Density Beats Length¶
Across four archived E15 runs, making sparse prompts longer did nothing. Making the task contract explicit raised average pass rate from 0.25 to 1.00.
Key Numbers¶
| Condition | Average pass rate | Read |
|---|---|---|
| short sparse | 0.25 | Short and underspecified |
| long sparse | 0.25 | More words, same missing contract |
| short dense | 1.00 | Short but explicit |
| long dense | 1.00 | Explicit and verbose |
The length marginal stayed flat at 0.625 -> 0.625. The density marginal jumped from 0.25 -> 1.00.
Model Split¶
| Model | short sparse | long sparse | short dense | long dense |
|---|---|---|---|---|
| qwen3.5:4b | 0.50 | 0.50 | 1.00 | 1.00 |
| qwen3.5:9b | 0.50 | 0.50 | 1.00 | 1.00 |
| gemma4:e4b | 0.00 | 0.00 | 1.00 | 1.00 |
| gemma4:26b | 0.00 | 0.00 | 1.00 | 1.00 |
On this task family, both tested Qwen models were partly recoverable under sparse prompts, while both tested Gemma models collapsed until the contract became explicit.
Failure Texture¶
Most sparse-prompt failures were contract-shape errors, not generic nonsense:
wrong_output_type: 39runtime_error: 21extraction_failure: 12
The common pattern was straightforward: models wrote a plausible function for the task name, but returned the wrong output shape, printed instead of returning, or chose a familiar but wrong contract.
Public Runner¶
cd harness
uv run python validate.py e15 --model-name qwen3.5:4b --k 3
The public e15 command is source-complete for this finding class.

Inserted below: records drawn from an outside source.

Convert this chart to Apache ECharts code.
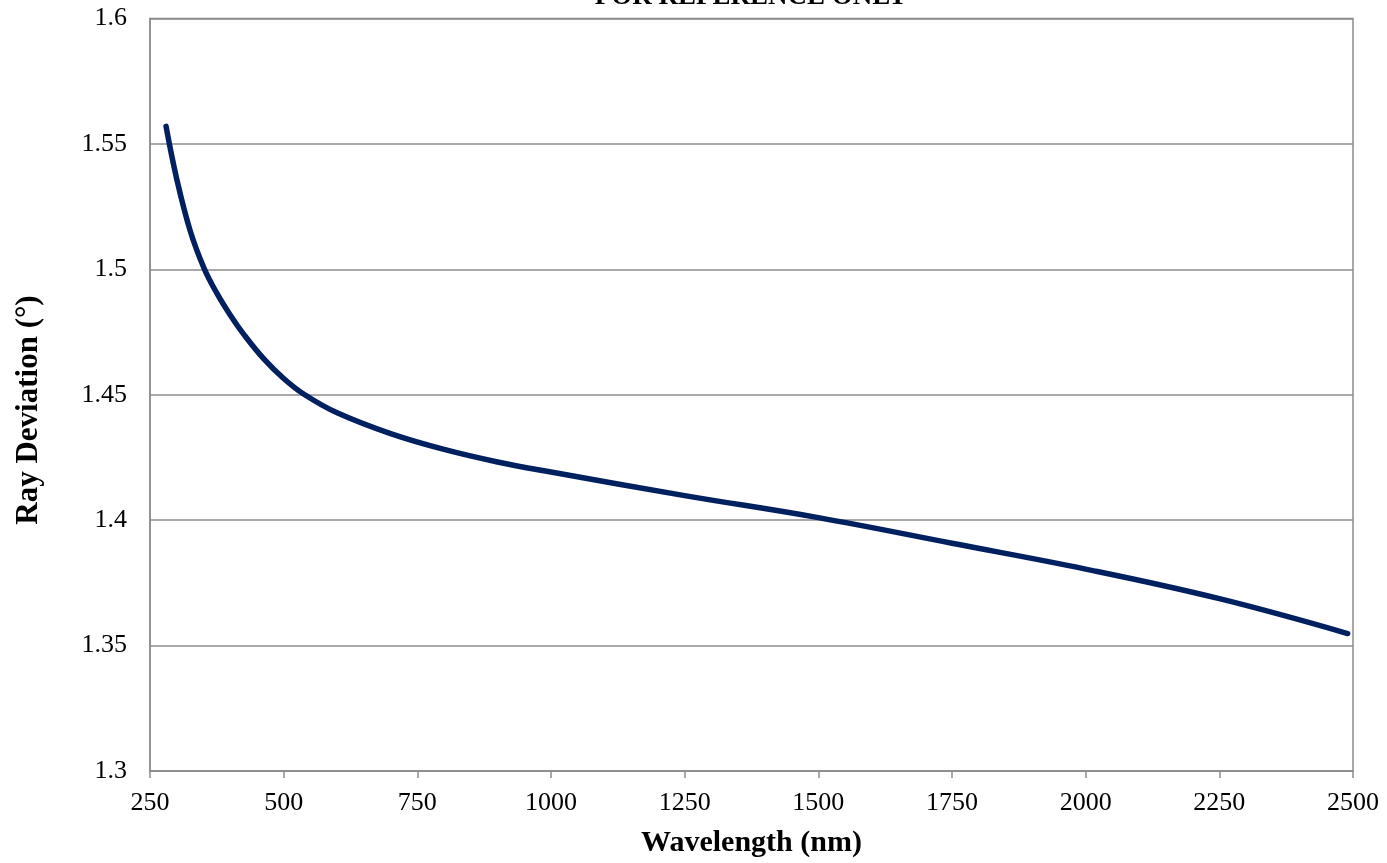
<!DOCTYPE html>
<html>
<head>
<meta charset="utf-8">
<script src="https://cdn.jsdelivr.net/npm/echarts@6/dist/echarts.min.js"></script>
<style>
html,body{margin:0;padding:0;background:#fff;}
#chart{width:1387px;height:863px;}
</style>
</head>
<body>
<div id="chart"></div>
<script>
const wavelengths = [280, 300, 325, 351, 375, 400, 425, 462, 500, 538, 600, 700, 800, 900, 1000, 1250, 1500, 1750, 2000, 2250, 2490];
const deviation   = [1.557, 1.536, 1.5155, 1.5005, 1.4905, 1.4818, 1.4742, 1.4645, 1.4565, 1.4502, 1.4428, 1.4345, 1.4282, 1.4232, 1.4192, 1.4098, 1.4010, 1.3908, 1.3805, 1.3687, 1.3548];
const xTicks = { min: 250, max: 2500, interval: 250 };
const yTicks = { min: 1.3, max: 1.6, interval: 0.05 };
const titleText = 'FOR REFERENCE ONLY';
const xName = 'Wavelength (nm)';
const yName = 'Ray Deviation (°)';

const seriesData = wavelengths.map((w, i) => [w, deviation[i]]);
const serif = '"Liberation Serif", "DejaVu Serif", serif';

const chart = echarts.init(document.getElementById('chart'));
chart.setOption({
  backgroundColor: '#ffffff',
  animation: false,
  title: {
    text: titleText,
    left: 751,
    textAlign: 'center',
    top: -16,
    padding: 0,
    textStyle: { fontFamily: serif, fontWeight: 'bold', fontSize: 27, color: '#000', lineHeight: 27 }
  },
  graphic: [{
    type: 'text',
    x: 29,
    y: 410,
    rotation: Math.PI / 2,
    z: 10,
    style: {
      text: yName,
      align: 'center',
      verticalAlign: 'middle',
      fontFamily: serif,
      fontWeight: 'bold',
      fontSize: 31,
      fill: '#000'
    }
  }],
  grid: {
    left: 150, right: 34, top: 18.5, bottom: 92,
    show: true, borderColor: '#8c8c8c', borderWidth: 1.5
  },
  xAxis: {
    type: 'value',
    min: xTicks.min, max: xTicks.max, interval: xTicks.interval,
    name: xName,
    nameLocation: 'middle',
    nameGap: 57,
    nameTextStyle: { fontFamily: serif, fontWeight: 'bold', fontSize: 30, color: '#000' },
    axisLine: { show: true, lineStyle: { color: '#8c8c8c', width: 1.5 } },
    axisTick: { show: true, length: 7, lineStyle: { color: '#8c8c8c', width: 1.5 } },
    axisLabel: { fontFamily: serif, fontSize: 26, color: '#000', margin: 19, formatter: v => String(v) },
    splitLine: { show: false }
  },
  yAxis: {
    type: 'value',
    min: yTicks.min, max: yTicks.max, interval: yTicks.interval,
    axisLine: { show: true, lineStyle: { color: '#8c8c8c', width: 1.5 } },
    axisTick: { show: false },
    axisLabel: {
      fontFamily: serif, fontSize: 26, color: '#000', margin: 23,
      formatter: v => String(parseFloat(v.toFixed(2)))
    },
    splitLine: { show: true, lineStyle: { color: '#8c8c8c', width: 1.5 } }
  },
  series: [{
    type: 'line',
    data: seriesData,
    smooth: 0.4,
    showSymbol: false,
    symbol: 'none',
    lineStyle: { color: '#002060', width: 5.5, cap: 'round', join: 'round' }
  }]
});
</script>
</body>
</html>
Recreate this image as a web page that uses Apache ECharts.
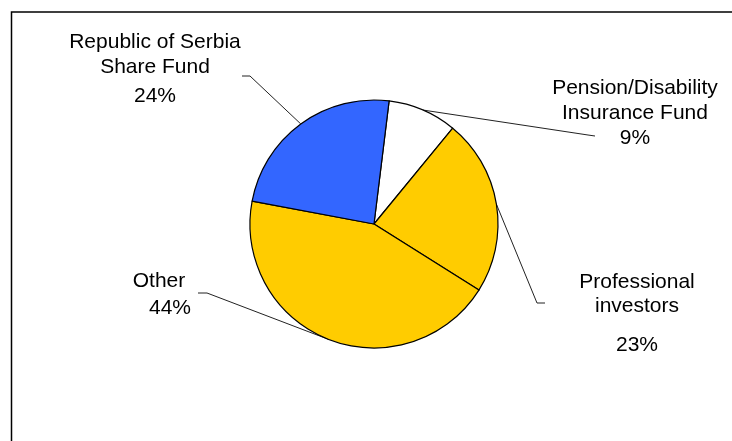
<!DOCTYPE html>
<html>
<head>
<meta charset="utf-8">
<script src="https://cdn.jsdelivr.net/npm/echarts@6/dist/echarts.min.js"></script>
<style>
html,body{margin:0;padding:0;background:#fff;}
#chart{width:732px;height:441px;}
</style>
</head>
<body>
<div id="chart"></div>
<script>
// Data (clockwise from near 12 o'clock)
const categories = ['Pension/Disability\nInsurance Fund', 'Professional\ninvestors', 'Other', 'Republic of Serbia\nShare Fund'];
const shares = [9, 23, 44, 24];
const colors = ['#FFFFFF', '#FFCC00', '#FFCC00', '#3366FF'];

// label placement (text block centres and leader-line bends)
const labelPos = [
  {x: 635, y: 113, bend: [[588, 135], [595, 136]]},
  {x: 637, y: 321, bend: [[537, 303], [545, 303]]},
  {x: 159, y: 295, bend: [[207, 293], [198, 293]]},
  {x: 155, y: 71,  bend: [[250, 76], [242, 76]]}
];

const richStyles = {
  n:  {fontSize: 21, lineHeight: 25, color: '#000', fontFamily: 'Liberation Sans, Arial, sans-serif'},
  r3: {fontSize: 21, lineHeight: 32, color: '#000', fontFamily: 'Liberation Sans, Arial, sans-serif'},
  p1: {fontSize: 21, lineHeight: 25, color: '#000', fontFamily: 'Liberation Sans, Arial, sans-serif'},
  p2: {fontSize: 21, lineHeight: 24, color: '#000', fontFamily: 'Liberation Sans, Arial, sans-serif'},
  p3: {fontSize: 21, lineHeight: 54, color: '#000', fontFamily: 'Liberation Sans, Arial, sans-serif'},
  o1: {fontSize: 21, lineHeight: 27, color: '#000', fontFamily: 'Liberation Sans, Arial, sans-serif'},
  o2: {fontSize: 21, lineHeight: 27, color: '#000', fontFamily: 'Liberation Sans, Arial, sans-serif', padding: [0, 0, 0, 22]}
};

function fmt(params) {
  const lines = categories[params.dataIndex].split('\n');
  const pct = params.value + '%';
  switch (params.dataIndex) {
    case 0: return '{n|' + lines[0] + '}\n{n|' + lines[1] + '}\n{n|' + pct + '}';
    case 1: return '{p2|' + lines[0] + '}\n{p2|' + lines[1] + '}\n{p3|' + pct + '}';
    case 2: return '{o1|' + lines[0] + '}\n{o2|' + pct + '}';
    default: return '{n|' + lines[0] + '}\n{n|' + lines[1] + '}\n{r3|' + pct + '}';
  }
}

const chart = echarts.init(document.getElementById('chart'), null, {renderer: 'canvas'});
chart.setOption({
  backgroundColor: '#fff',
  animation: false,
  graphic: [{
    type: 'rect',
    shape: {x: 11.5, y: 12, width: 760, height: 460},
    style: {fill: 'none', stroke: '#000', lineWidth: 1.5},
    silent: true
  }],
  series: [{
    type: 'pie',
    center: [374, 224],
    radius: 124,
    startAngle: 83,
    clockwise: true,
    avoidLabelOverlap: false,
    data: categories.map((c, i) => ({name: c, value: shares[i], itemStyle: {color: colors[i]}})),
    itemStyle: {borderColor: '#000', borderWidth: 1.2},
    label: {
      show: true,
      position: 'outside',
      formatter: fmt,
      rich: richStyles,
      align: 'center'
    },
    labelLine: {
      show: true,
      length: 20,
      length2: 10,
      lineStyle: {color: '#222', width: 1}
    },
    labelLayout: function (params) {
      const p = labelPos[params.dataIndex];
      const start = params.labelLinePoints ? params.labelLinePoints[0] : [0, 0];
      return {
        x: p.x,
        y: p.y,
        align: 'center',
        verticalAlign: 'middle',
        labelLinePoints: [start, p.bend[0], p.bend[1]]
      };
    },
    emphasis: {disabled: true}
  }]
});
</script>
</body>
</html>
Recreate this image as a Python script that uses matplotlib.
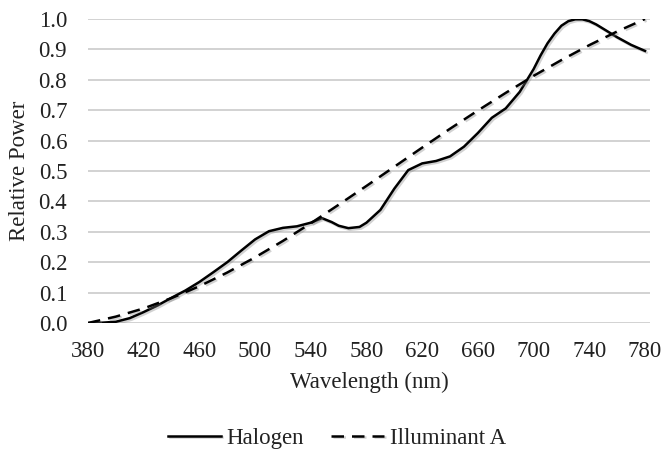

Fresh runs should be read as replications on the same prompt family, not as a universal statement about context-window behavior.
Data¶
- Aggregated finding:
data/public/findings.json - Task definitions:
harness/data.py - Harness:
harness/validate.py
The raw E15 run archives stay local or private for now. The public repo publishes the derived summary, plotting code, and runnable harness.
Sample Counts¶
- 4 archived E15 run files
- 4 models
- 4 tasks
- 16 task-model rows per condition
- 192 total graded calls
k=3per condition
Limitations¶
This result comes from deterministic Python code tasks on four local-model runs. It separates prompt length from prompt explicitness inside this task family; it does not show that context window never matters for retrieval, long-document synthesis, or multi-turn chat.